(Source code of charts)
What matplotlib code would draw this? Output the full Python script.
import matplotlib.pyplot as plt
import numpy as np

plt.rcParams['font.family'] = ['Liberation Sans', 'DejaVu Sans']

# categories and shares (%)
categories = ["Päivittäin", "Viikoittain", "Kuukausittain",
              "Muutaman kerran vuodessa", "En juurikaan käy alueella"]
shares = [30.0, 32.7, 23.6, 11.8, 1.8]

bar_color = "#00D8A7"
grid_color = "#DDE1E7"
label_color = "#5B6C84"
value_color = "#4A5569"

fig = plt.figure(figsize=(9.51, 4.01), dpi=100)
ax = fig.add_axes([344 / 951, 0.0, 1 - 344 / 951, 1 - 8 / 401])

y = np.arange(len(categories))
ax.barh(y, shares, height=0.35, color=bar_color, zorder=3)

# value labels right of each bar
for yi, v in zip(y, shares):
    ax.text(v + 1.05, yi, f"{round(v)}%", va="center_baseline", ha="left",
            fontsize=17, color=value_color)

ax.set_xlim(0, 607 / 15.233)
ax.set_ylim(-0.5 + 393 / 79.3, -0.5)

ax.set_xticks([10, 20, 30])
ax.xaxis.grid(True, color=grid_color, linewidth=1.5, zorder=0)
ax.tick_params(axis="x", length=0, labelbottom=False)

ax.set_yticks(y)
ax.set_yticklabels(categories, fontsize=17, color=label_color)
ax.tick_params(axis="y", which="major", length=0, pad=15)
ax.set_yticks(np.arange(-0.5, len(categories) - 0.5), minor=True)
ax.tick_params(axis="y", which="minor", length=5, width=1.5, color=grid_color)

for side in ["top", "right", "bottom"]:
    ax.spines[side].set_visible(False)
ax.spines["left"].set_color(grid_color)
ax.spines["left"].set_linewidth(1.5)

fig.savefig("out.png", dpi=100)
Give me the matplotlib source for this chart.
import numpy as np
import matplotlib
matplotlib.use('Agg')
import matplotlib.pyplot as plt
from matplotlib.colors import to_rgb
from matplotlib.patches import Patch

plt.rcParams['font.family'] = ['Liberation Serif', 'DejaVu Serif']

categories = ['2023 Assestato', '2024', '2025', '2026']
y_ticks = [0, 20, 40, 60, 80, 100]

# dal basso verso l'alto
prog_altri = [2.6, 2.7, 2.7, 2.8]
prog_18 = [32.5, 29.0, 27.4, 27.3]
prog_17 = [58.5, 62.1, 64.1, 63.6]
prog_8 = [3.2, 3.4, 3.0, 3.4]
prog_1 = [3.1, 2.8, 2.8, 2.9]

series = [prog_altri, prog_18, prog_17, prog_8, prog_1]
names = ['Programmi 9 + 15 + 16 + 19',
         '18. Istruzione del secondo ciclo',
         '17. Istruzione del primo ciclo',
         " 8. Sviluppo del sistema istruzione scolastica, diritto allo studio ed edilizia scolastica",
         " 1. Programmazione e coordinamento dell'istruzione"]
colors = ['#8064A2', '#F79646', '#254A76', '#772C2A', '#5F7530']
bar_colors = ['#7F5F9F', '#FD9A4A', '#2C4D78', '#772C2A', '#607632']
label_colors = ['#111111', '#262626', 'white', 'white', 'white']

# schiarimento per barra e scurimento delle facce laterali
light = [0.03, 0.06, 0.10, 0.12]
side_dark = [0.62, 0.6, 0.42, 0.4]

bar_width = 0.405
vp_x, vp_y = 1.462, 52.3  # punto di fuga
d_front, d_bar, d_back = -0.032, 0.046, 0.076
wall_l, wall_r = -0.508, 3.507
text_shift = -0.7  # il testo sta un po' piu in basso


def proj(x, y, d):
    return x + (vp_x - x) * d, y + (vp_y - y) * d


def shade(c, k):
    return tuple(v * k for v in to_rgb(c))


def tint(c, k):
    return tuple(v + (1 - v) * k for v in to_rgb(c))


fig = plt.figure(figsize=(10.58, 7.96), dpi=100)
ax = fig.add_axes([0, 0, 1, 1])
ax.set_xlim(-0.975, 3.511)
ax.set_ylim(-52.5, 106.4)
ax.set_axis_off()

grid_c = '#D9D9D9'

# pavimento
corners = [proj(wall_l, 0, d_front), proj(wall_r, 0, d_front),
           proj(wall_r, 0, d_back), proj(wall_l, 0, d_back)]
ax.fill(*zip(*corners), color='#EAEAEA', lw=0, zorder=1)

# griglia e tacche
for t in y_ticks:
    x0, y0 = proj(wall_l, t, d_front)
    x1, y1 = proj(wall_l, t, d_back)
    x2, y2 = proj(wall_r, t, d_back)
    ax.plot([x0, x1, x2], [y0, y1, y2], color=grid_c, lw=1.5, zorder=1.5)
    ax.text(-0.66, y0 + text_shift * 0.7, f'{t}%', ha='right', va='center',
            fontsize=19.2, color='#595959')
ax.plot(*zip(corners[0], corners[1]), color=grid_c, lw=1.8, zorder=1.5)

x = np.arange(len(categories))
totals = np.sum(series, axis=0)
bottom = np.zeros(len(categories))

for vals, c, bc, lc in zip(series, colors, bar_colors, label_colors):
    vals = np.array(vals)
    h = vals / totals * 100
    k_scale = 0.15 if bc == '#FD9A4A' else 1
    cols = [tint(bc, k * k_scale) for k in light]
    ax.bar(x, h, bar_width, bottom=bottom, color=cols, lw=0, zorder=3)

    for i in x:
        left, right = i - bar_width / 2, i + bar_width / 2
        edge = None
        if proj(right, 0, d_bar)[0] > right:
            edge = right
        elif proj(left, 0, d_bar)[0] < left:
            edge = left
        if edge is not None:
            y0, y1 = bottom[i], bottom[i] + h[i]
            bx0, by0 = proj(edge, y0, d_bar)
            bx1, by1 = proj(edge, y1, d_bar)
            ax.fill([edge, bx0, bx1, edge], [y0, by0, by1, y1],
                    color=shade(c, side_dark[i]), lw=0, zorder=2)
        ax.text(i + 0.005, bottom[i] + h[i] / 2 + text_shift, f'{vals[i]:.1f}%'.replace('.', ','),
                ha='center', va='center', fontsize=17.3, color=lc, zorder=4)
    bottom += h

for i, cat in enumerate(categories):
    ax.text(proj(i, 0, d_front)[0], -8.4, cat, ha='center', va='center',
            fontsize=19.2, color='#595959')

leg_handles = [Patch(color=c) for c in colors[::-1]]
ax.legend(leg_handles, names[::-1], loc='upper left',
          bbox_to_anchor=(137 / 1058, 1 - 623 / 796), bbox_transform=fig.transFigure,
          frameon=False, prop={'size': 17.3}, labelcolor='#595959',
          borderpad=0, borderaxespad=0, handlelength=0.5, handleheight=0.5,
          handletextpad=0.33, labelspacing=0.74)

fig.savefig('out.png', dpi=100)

PROBLEM REQUIREMENTS: Transcribe the entire listing above precisely.

EXERCISE OUTPUT:
What matplotlib code would draw this? Output the full Python script.
import matplotlib.pyplot as plt
import numpy as np

plt.rcParams['font.family'] = ['Liberation Sans', 'DejaVu Sans']

# categories and shares (%)
categories = ["Päivittäin", "Viikoittain", "Kuukausittain",
              "Muutaman kerran vuodessa", "En juurikaan käy alueella"]
shares = [30.0, 32.7, 23.6, 11.8, 1.8]

bar_color = "#00D8A7"
grid_color = "#DDE1E7"
label_color = "#5B6C84"
value_color = "#4A5569"

fig = plt.figure(figsize=(9.51, 4.01), dpi=100)
ax = fig.add_axes([344 / 951, 0.0, 1 - 344 / 951, 1 - 8 / 401])

y = np.arange(len(categories))
ax.barh(y, shares, height=0.35, color=bar_color, zorder=3)

# value labels right of each bar
for yi, v in zip(y, shares):
    ax.text(v + 1.05, yi, f"{round(v)}%", va="center_baseline", ha="left",
            fontsize=17, color=value_color)

ax.set_xlim(0, 607 / 15.233)
ax.set_ylim(-0.5 + 393 / 79.3, -0.5)

ax.set_xticks([10, 20, 30])
ax.xaxis.grid(True, color=grid_color, linewidth=1.5, zorder=0)
ax.tick_params(axis="x", length=0, labelbottom=False)

ax.set_yticks(y)
ax.set_yticklabels(categories, fontsize=17, color=label_color)
ax.tick_params(axis="y", which="major", length=0, pad=15)
ax.set_yticks(np.arange(-0.5, len(categories) - 0.5), minor=True)
ax.tick_params(axis="y", which="minor", length=5, width=1.5, color=grid_color)

for side in ["top", "right", "bottom"]:
    ax.spines[side].set_visible(False)
ax.spines["left"].set_color(grid_color)
ax.spines["left"].set_linewidth(1.5)

fig.savefig("out.png", dpi=100)
Give me the matplotlib source for this chart.
import numpy as np
import matplotlib
matplotlib.use('Agg')
import matplotlib.pyplot as plt
from matplotlib.colors import to_rgb
from matplotlib.patches import Patch

plt.rcParams['font.family'] = ['Liberation Serif', 'DejaVu Serif']

categories = ['2023 Assestato', '2024', '2025', '2026']
y_ticks = [0, 20, 40, 60, 80, 100]

# dal basso verso l'alto
prog_altri = [2.6, 2.7, 2.7, 2.8]
prog_18 = [32.5, 29.0, 27.4, 27.3]
prog_17 = [58.5, 62.1, 64.1, 63.6]
prog_8 = [3.2, 3.4, 3.0, 3.4]
prog_1 = [3.1, 2.8, 2.8, 2.9]

series = [prog_altri, prog_18, prog_17, prog_8, prog_1]
names = ['Programmi 9 + 15 + 16 + 19',
         '18. Istruzione del secondo ciclo',
         '17. Istruzione del primo ciclo',
         " 8. Sviluppo del sistema istruzione scolastica, diritto allo studio ed edilizia scolastica",
         " 1. Programmazione e coordinamento dell'istruzione"]
colors = ['#8064A2', '#F79646', '#254A76', '#772C2A', '#5F7530']
bar_colors = ['#7F5F9F', '#FD9A4A', '#2C4D78', '#772C2A', '#607632']
label_colors = ['#111111', '#262626', 'white', 'white', 'white']

# schiarimento per barra e scurimento delle facce laterali
light = [0.03, 0.06, 0.10, 0.12]
side_dark = [0.62, 0.6, 0.42, 0.4]

bar_width = 0.405
vp_x, vp_y = 1.462, 52.3  # punto di fuga
d_front, d_bar, d_back = -0.032, 0.046, 0.076
wall_l, wall_r = -0.508, 3.507
text_shift = -0.7  # il testo sta un po' piu in basso


def proj(x, y, d):
    return x + (vp_x - x) * d, y + (vp_y - y) * d


def shade(c, k):
    return tuple(v * k for v in to_rgb(c))


def tint(c, k):
    return tuple(v + (1 - v) * k for v in to_rgb(c))


fig = plt.figure(figsize=(10.58, 7.96), dpi=100)
ax = fig.add_axes([0, 0, 1, 1])
ax.set_xlim(-0.975, 3.511)
ax.set_ylim(-52.5, 106.4)
ax.set_axis_off()

grid_c = '#D9D9D9'

# pavimento
corners = [proj(wall_l, 0, d_front), proj(wall_r, 0, d_front),
           proj(wall_r, 0, d_back), proj(wall_l, 0, d_back)]
ax.fill(*zip(*corners), color='#EAEAEA', lw=0, zorder=1)

# griglia e tacche
for t in y_ticks:
    x0, y0 = proj(wall_l, t, d_front)
    x1, y1 = proj(wall_l, t, d_back)
    x2, y2 = proj(wall_r, t, d_back)
    ax.plot([x0, x1, x2], [y0, y1, y2], color=grid_c, lw=1.5, zorder=1.5)
    ax.text(-0.66, y0 + text_shift * 0.7, f'{t}%', ha='right', va='center',
            fontsize=19.2, color='#595959')
ax.plot(*zip(corners[0], corners[1]), color=grid_c, lw=1.8, zorder=1.5)

x = np.arange(len(categories))
totals = np.sum(series, axis=0)
bottom = np.zeros(len(categories))

for vals, c, bc, lc in zip(series, colors, bar_colors, label_colors):
    vals = np.array(vals)
    h = vals / totals * 100
    k_scale = 0.15 if bc == '#FD9A4A' else 1
    cols = [tint(bc, k * k_scale) for k in light]
    ax.bar(x, h, bar_width, bottom=bottom, color=cols, lw=0, zorder=3)

    for i in x:
        left, right = i - bar_width / 2, i + bar_width / 2
        edge = None
        if proj(right, 0, d_bar)[0] > right:
            edge = right
        elif proj(left, 0, d_bar)[0] < left:
            edge = left
        if edge is not None:
            y0, y1 = bottom[i], bottom[i] + h[i]
            bx0, by0 = proj(edge, y0, d_bar)
            bx1, by1 = proj(edge, y1, d_bar)
            ax.fill([edge, bx0, bx1, edge], [y0, by0, by1, y1],
                    color=shade(c, side_dark[i]), lw=0, zorder=2)
        ax.text(i + 0.005, bottom[i] + h[i] / 2 + text_shift, f'{vals[i]:.1f}%'.replace('.', ','),
                ha='center', va='center', fontsize=17.3, color=lc, zorder=4)
    bottom += h

for i, cat in enumerate(categories):
    ax.text(proj(i, 0, d_front)[0], -8.4, cat, ha='center', va='center',
            fontsize=19.2, color='#595959')

leg_handles = [Patch(color=c) for c in colors[::-1]]
ax.legend(leg_handles, names[::-1], loc='upper left',
          bbox_to_anchor=(137 / 1058, 1 - 623 / 796), bbox_transform=fig.transFigure,
          frameon=False, prop={'size': 17.3}, labelcolor='#595959',
          borderpad=0, borderaxespad=0, handlelength=0.5, handleheight=0.5,
          handletextpad=0.33, labelspacing=0.74)

fig.savefig('out.png', dpi=100)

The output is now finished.